TASK DIRECTIONS
Skip the pictures, please, and write out exactly the lines from the opening of the data through the line containing "import seaborn as sns".

## Begin DATASET EXCERPTS

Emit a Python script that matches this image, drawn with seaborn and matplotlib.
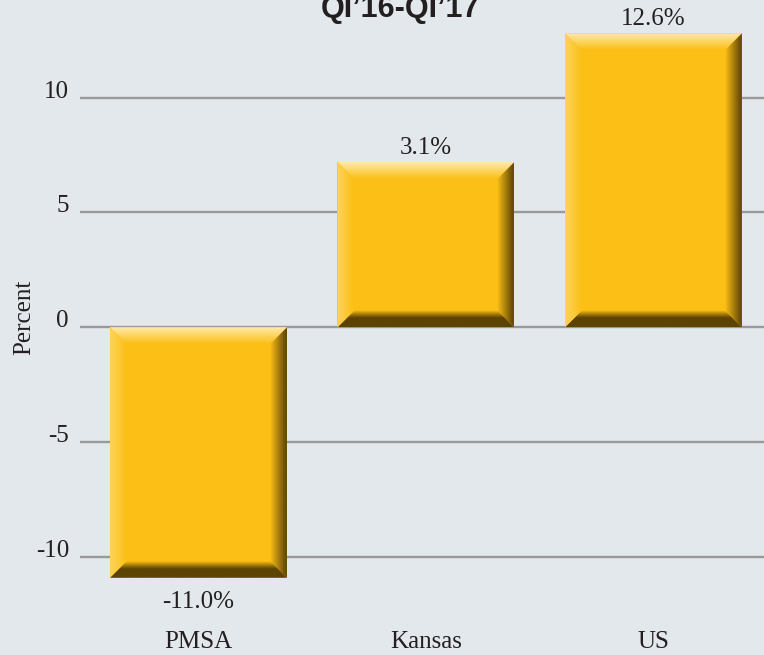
import numpy as np
import pandas as pd
import matplotlib
matplotlib.use("Agg")
import matplotlib.pyplot as plt
from matplotlib.patches import Polygon
import seaborn as sns

# ---- data ----
categories = ["PMSA", "Kansas", "US"]
bar_values = [-10.9, 7.2, 12.8]
value_labels = ["-11.0%", "3.1%", "12.6%"]
y_ticks = [-10, -5, 0, 5, 10]
title_text = "QI\u201916-QI\u201917"
y_label = "Percent"

df = pd.DataFrame({"cat": categories, "val": bar_values})

BG = "#e3e8ec"
MAIN = np.array([251, 191, 21]) / 255
TOP_OUT = np.array([255, 234, 170]) / 255
LEFT_OUT = np.array([254, 212, 90]) / 255
DARK = np.array([92, 67, 3]) / 255
RIGHT_OUT = np.array([105, 77, 6]) / 255

sns.set_theme(style="white")
plt.rcParams["font.family"] = ["Liberation Serif", "DejaVu Serif"]

W, H = 764, 655
fig = plt.figure(figsize=(W / 100, H / 100), dpi=100, facecolor=BG)
ax_bottom_px = 600
ax = fig.add_axes([80 / W, 1 - ax_bottom_px / H, (W - 80) / W, ax_bottom_px / H])
ax.set_facecolor(BG)

sns.barplot(data=df, x="cat", y="val", order=categories, color=MAIN,
            saturation=1, width=0.778, edgecolor="none", linewidth=0, ax=ax,
            zorder=2)

ax.set_xlim(-0.521, 2.486)
ax.set_ylim(-11.87, 14.25)
ax.set_yticks(y_ticks)
ax.set_yticklabels([str(t) for t in y_ticks])
ax.grid(axis="y", color="#9a9a9a", linewidth=1.7)
ax.grid(axis="x", visible=False)
ax.set_axisbelow(True)
for s in ax.spines.values():
    s.set_visible(False)
ax.tick_params(axis="both", length=0, labelsize=18, colors="#231f20")
ax.tick_params(axis="y", pad=8)
ax.tick_params(axis="x", pad=22)
for lab in ax.get_yticklabels():
    lab.set_verticalalignment("baseline")
ax.set_xlabel("")
ax.set_ylabel(y_label, fontsize=18, color="#231f20")
ax.yaxis.set_label_coords(-0.066, (ax_bottom_px - 317) / ax_bottom_px)

# ---- bevel effect derived from the drawn bars ----
px_x = (W - 80) / (2.486 + 0.521)
px_y = ax_bottom_px / (14.25 + 11.87)
bev = 17
dx, dy = bev / px_x, bev / px_y
n = 64


def grad(c_out, c_in, t_hold=0.0):
    t = np.linspace(0, 1, n)
    t = np.clip((t - t_hold) / (1 - t_hold), 0, 1)
    cols = c_out[None, :] * (1 - t[:, None]) + c_in[None, :] * t[:, None]
    return np.concatenate([cols, np.ones((n, 1))], axis=1)


for p in ax.patches:
    x0 = p.get_x()
    x1 = x0 + p.get_width()
    ya, yb = p.get_y(), p.get_y() + p.get_height()
    ytop, ybot = max(ya, yb), min(ya, yb)
    sides = {
        "top": ([(x0, ytop), (x1, ytop), (x1 - dx, ytop - dy), (x0 + dx, ytop - dy)],
                grad(TOP_OUT, MAIN)[::-1].reshape(n, 1, 4), [x0, x1, ytop - dy, ytop]),
        "bottom": ([(x0, ybot), (x1, ybot), (x1 - dx, ybot + dy), (x0 + dx, ybot + dy)],
                   grad(DARK, MAIN, 0.55).reshape(n, 1, 4), [x0, x1, ybot, ybot + dy]),
        "left": ([(x0, ytop), (x0 + dx, ytop - dy), (x0 + dx, ybot + dy), (x0, ybot)],
                 grad(LEFT_OUT, MAIN).reshape(1, n, 4), [x0, x0 + dx, ybot, ytop]),
        "right": ([(x1, ytop), (x1 - dx, ytop - dy), (x1 - dx, ybot + dy), (x1, ybot)],
                  grad(RIGHT_OUT, MAIN, 0.1)[::-1].reshape(1, n, 4), [x1 - dx, x1, ybot, ytop]),
    }
    for name, (poly, img, ext) in sides.items():
        clip = Polygon(poly, closed=True, transform=ax.transData, facecolor="none",
                       edgecolor="none")
        ax.add_patch(clip)
        im = ax.imshow(img, extent=ext, origin="lower", aspect="auto",
                       interpolation="bilinear", zorder=3)
        im.set_clip_path(clip)

ax.set_xlim(-0.521, 2.486)
ax.set_ylim(-11.87, 14.25)

# ---- value labels ----
for i, (v, lab) in enumerate(zip(bar_values, value_labels)):
    off = 5.8 if v >= 0 else -21.6
    ax.annotate(lab, xy=(i, v), xytext=(0, off), textcoords="offset points",
                ha="center", va="baseline", fontsize=18, color="#231f20", zorder=5)

# ---- title (cropped at top as in the reference) ----
fig.text(400.5 / W, 1 - 17 / H, title_text, ha="center", va="baseline",
         fontsize=22, fontweight="bold", family=["Liberation Sans", "DejaVu Sans"],
         color="#231f20")

fig.savefig("out.png", dpi=100, facecolor=BG)
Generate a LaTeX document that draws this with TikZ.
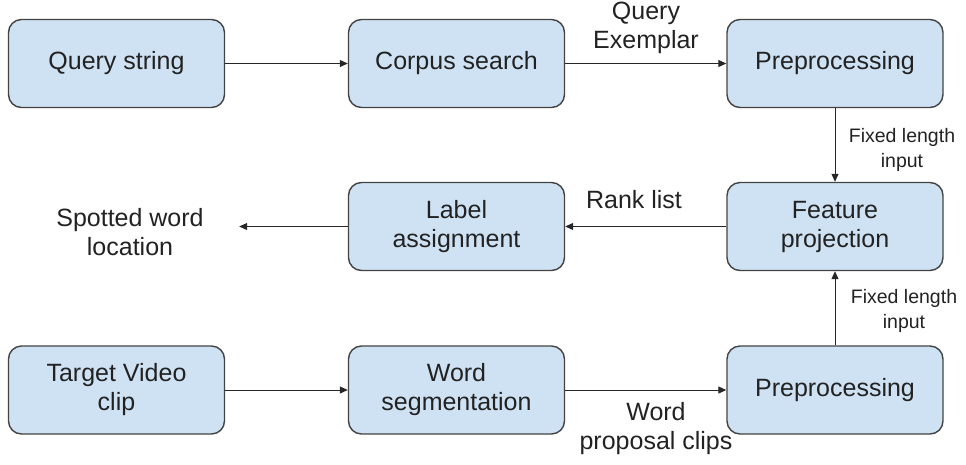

## End DATASET EXCERPTS

EXERCISE SOLUTION
Emit a Python script that matches this image, drawn with seaborn and matplotlib.
import numpy as np
import pandas as pd
import matplotlib
matplotlib.use("Agg")
import matplotlib.pyplot as plt
from matplotlib.patches import Polygon
import seaborn as sns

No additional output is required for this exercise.